→ GIVEN INSTRUCTION:
Word for word, quote all of the material, omitting the pictures.

→ SUPPLIED MATERIAL:
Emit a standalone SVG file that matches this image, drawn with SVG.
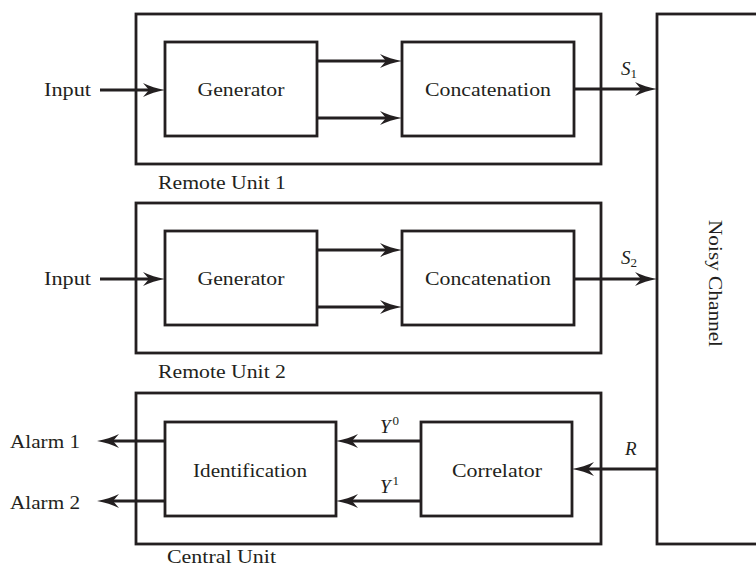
<svg xmlns="http://www.w3.org/2000/svg" width="756" height="569" viewBox="0 0 756 569">
<style>
.box{fill:none;stroke:#231f20;stroke-width:2.8}
.ln{fill:none;stroke:#231f20;stroke-width:2.8;marker-end:url(#arr)}
text{font-family:"Liberation Serif","DejaVu Serif",serif;font-size:19px;fill:#231f20}
.c{text-anchor:middle}
.it{font-style:italic}
.sub{font-size:13px;font-style:normal}
</style>
<defs>
<marker id="arr" markerUnits="userSpaceOnUse" viewBox="0 0 22 14" markerWidth="22" markerHeight="14" refX="12" refY="7" orient="auto">
<path d="M0,0 Q10,5 22,7 Q10,9 0,14 L6,7 Z" fill="#231f20"/>
</marker>
</defs>
<rect width="756" height="569" fill="#fff"/>

<g id="remote1">
<rect class="box" x="136" y="14" width="465" height="150"/>
<text x="158" y="189" textLength="128" lengthAdjust="spacingAndGlyphs">Remote Unit 1</text>
</g>
<g id="generator1">
<rect class="box" x="165" y="42" width="152" height="94"/>
<text class="c" x="241" y="96" textLength="87" lengthAdjust="spacingAndGlyphs">Generator</text>
</g>
<g id="concat1">
<rect class="box" x="402" y="42" width="172" height="94"/>
<text class="c" x="488" y="96" textLength="126" lengthAdjust="spacingAndGlyphs">Concatenation</text>
</g>

<g id="remote2">
<rect class="box" x="136" y="203" width="465" height="150"/>
<text x="158" y="378" textLength="128" lengthAdjust="spacingAndGlyphs">Remote Unit 2</text>
</g>
<g id="generator2">
<rect class="box" x="165" y="231" width="152" height="94"/>
<text class="c" x="241" y="285" textLength="87" lengthAdjust="spacingAndGlyphs">Generator</text>
</g>
<g id="concat2">
<rect class="box" x="402" y="231" width="172" height="94"/>
<text class="c" x="488" y="285" textLength="126" lengthAdjust="spacingAndGlyphs">Concatenation</text>
</g>

<g id="central">
<rect class="box" x="136" y="393" width="465" height="151"/>
<text x="167" y="563" textLength="109" lengthAdjust="spacingAndGlyphs">Central Unit</text>
</g>
<g id="identification">
<rect class="box" x="165" y="422" width="171" height="94"/>
<text class="c" x="250" y="477" textLength="114" lengthAdjust="spacingAndGlyphs">Identification</text>
</g>
<g id="correlator">
<rect class="box" x="421" y="422" width="151" height="94"/>
<text class="c" x="497" y="477" textLength="90" lengthAdjust="spacingAndGlyphs">Correlator</text>
</g>

<g id="channel">
<rect class="box" x="657" y="14" width="120" height="530"/>
<text class="c" transform="translate(709,283.5) rotate(90)" x="0" y="0" textLength="127" lengthAdjust="spacingAndGlyphs">Noisy Channel</text>
</g>

<g id="connectors">
<path class="ln" d="M100,90 H155"/>
<path class="ln" d="M317,61 H392"/>
<path class="ln" d="M317,118 H392"/>
<path class="ln" d="M574,89 H647"/>
<path class="ln" d="M100,279 H155"/>
<path class="ln" d="M317,250 H392"/>
<path class="ln" d="M317,307 H392"/>
<path class="ln" d="M574,279 H647"/>
<path class="ln" d="M657,469 H582"/>
<path class="ln" d="M421,441 H346"/>
<path class="ln" d="M421,501 H346"/>
<path class="ln" d="M165,441 H107"/>
<path class="ln" d="M165,501 H107"/>
</g>

<g id="labels">
<text x="44" y="96" textLength="47" lengthAdjust="spacingAndGlyphs">Input</text>
<text x="44" y="285" textLength="47" lengthAdjust="spacingAndGlyphs">Input</text>
<text x="10" y="448" textLength="70" lengthAdjust="spacingAndGlyphs">Alarm 1</text>
<text x="10" y="509" textLength="70" lengthAdjust="spacingAndGlyphs">Alarm 2</text>
<text x="621" y="75"><tspan class="it">S</tspan><tspan class="sub" dy="3">1</tspan></text>
<text x="621" y="264"><tspan class="it">S</tspan><tspan class="sub" dy="3">2</tspan></text>
<text class="it" x="625" y="455">R</text>
<text x="380" y="433"><tspan class="it">Y</tspan><tspan class="sub" dx="2" dy="-8">0</tspan></text>
<text x="380" y="493"><tspan class="it">Y</tspan><tspan class="sub" dx="2" dy="-8">1</tspan></text>
</g>
</svg>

→ ANSWER TO THE PROBLEM:
Emit a standalone SVG file that matches this image, drawn with SVG.
<svg xmlns="http://www.w3.org/2000/svg" width="756" height="569" viewBox="0 0 756 569">
<style>
.box{fill:none;stroke:#231f20;stroke-width:2.8}
.ln{fill:none;stroke:#231f20;stroke-width:2.8;marker-end:url(#arr)}
text{font-family:"Liberation Serif","DejaVu Serif",serif;font-size:19px;fill:#231f20}
.c{text-anchor:middle}
.it{font-style:italic}
.sub{font-size:13px;font-style:normal}
</style>
<defs>
<marker id="arr" markerUnits="userSpaceOnUse" viewBox="0 0 22 14" markerWidth="22" markerHeight="14" refX="12" refY="7" orient="auto">
<path d="M0,0 Q10,5 22,7 Q10,9 0,14 L6,7 Z" fill="#231f20"/>
</marker>
</defs>
<rect width="756" height="569" fill="#fff"/>

<g id="remote1">
<rect class="box" x="136" y="14" width="465" height="150"/>
<text x="158" y="189" textLength="128" lengthAdjust="spacingAndGlyphs">Remote Unit 1</text>
</g>
<g id="generator1">
<rect class="box" x="165" y="42" width="152" height="94"/>
<text class="c" x="241" y="96" textLength="87" lengthAdjust="spacingAndGlyphs">Generator</text>
</g>
<g id="concat1">
<rect class="box" x="402" y="42" width="172" height="94"/>
<text class="c" x="488" y="96" textLength="126" lengthAdjust="spacingAndGlyphs">Concatenation</text>
</g>

<g id="remote2">
<rect class="box" x="136" y="203" width="465" height="150"/>
<text x="158" y="378" textLength="128" lengthAdjust="spacingAndGlyphs">Remote Unit 2</text>
</g>
<g id="generator2">
<rect class="box" x="165" y="231" width="152" height="94"/>
<text class="c" x="241" y="285" textLength="87" lengthAdjust="spacingAndGlyphs">Generator</text>
</g>
<g id="concat2">
<rect class="box" x="402" y="231" width="172" height="94"/>
<text class="c" x="488" y="285" textLength="126" lengthAdjust="spacingAndGlyphs">Concatenation</text>
</g>

<g id="central">
<rect class="box" x="136" y="393" width="465" height="151"/>
<text x="167" y="563" textLength="109" lengthAdjust="spacingAndGlyphs">Central Unit</text>
</g>
<g id="identification">
<rect class="box" x="165" y="422" width="171" height="94"/>
<text class="c" x="250" y="477" textLength="114" lengthAdjust="spacingAndGlyphs">Identification</text>
</g>
<g id="correlator">
<rect class="box" x="421" y="422" width="151" height="94"/>
<text class="c" x="497" y="477" textLength="90" lengthAdjust="spacingAndGlyphs">Correlator</text>
</g>

<g id="channel">
<rect class="box" x="657" y="14" width="120" height="530"/>
<text class="c" transform="translate(709,283.5) rotate(90)" x="0" y="0" textLength="127" lengthAdjust="spacingAndGlyphs">Noisy Channel</text>
</g>

<g id="connectors">
<path class="ln" d="M100,90 H155"/>
<path class="ln" d="M317,61 H392"/>
<path class="ln" d="M317,118 H392"/>
<path class="ln" d="M574,89 H647"/>
<path class="ln" d="M100,279 H155"/>
<path class="ln" d="M317,250 H392"/>
<path class="ln" d="M317,307 H392"/>
<path class="ln" d="M574,279 H647"/>
<path class="ln" d="M657,469 H582"/>
<path class="ln" d="M421,441 H346"/>
<path class="ln" d="M421,501 H346"/>
<path class="ln" d="M165,441 H107"/>
<path class="ln" d="M165,501 H107"/>
</g>

<g id="labels">
<text x="44" y="96" textLength="47" lengthAdjust="spacingAndGlyphs">Input</text>
<text x="44" y="285" textLength="47" lengthAdjust="spacingAndGlyphs">Input</text>
<text x="10" y="448" textLength="70" lengthAdjust="spacingAndGlyphs">Alarm 1</text>
<text x="10" y="509" textLength="70" lengthAdjust="spacingAndGlyphs">Alarm 2</text>
<text x="621" y="75"><tspan class="it">S</tspan><tspan class="sub" dy="3">1</tspan></text>
<text x="621" y="264"><tspan class="it">S</tspan><tspan class="sub" dy="3">2</tspan></text>
<text class="it" x="625" y="455">R</text>
<text x="380" y="433"><tspan class="it">Y</tspan><tspan class="sub" dx="2" dy="-8">0</tspan></text>
<text x="380" y="493"><tspan class="it">Y</tspan><tspan class="sub" dx="2" dy="-8">1</tspan></text>
</g>
</svg>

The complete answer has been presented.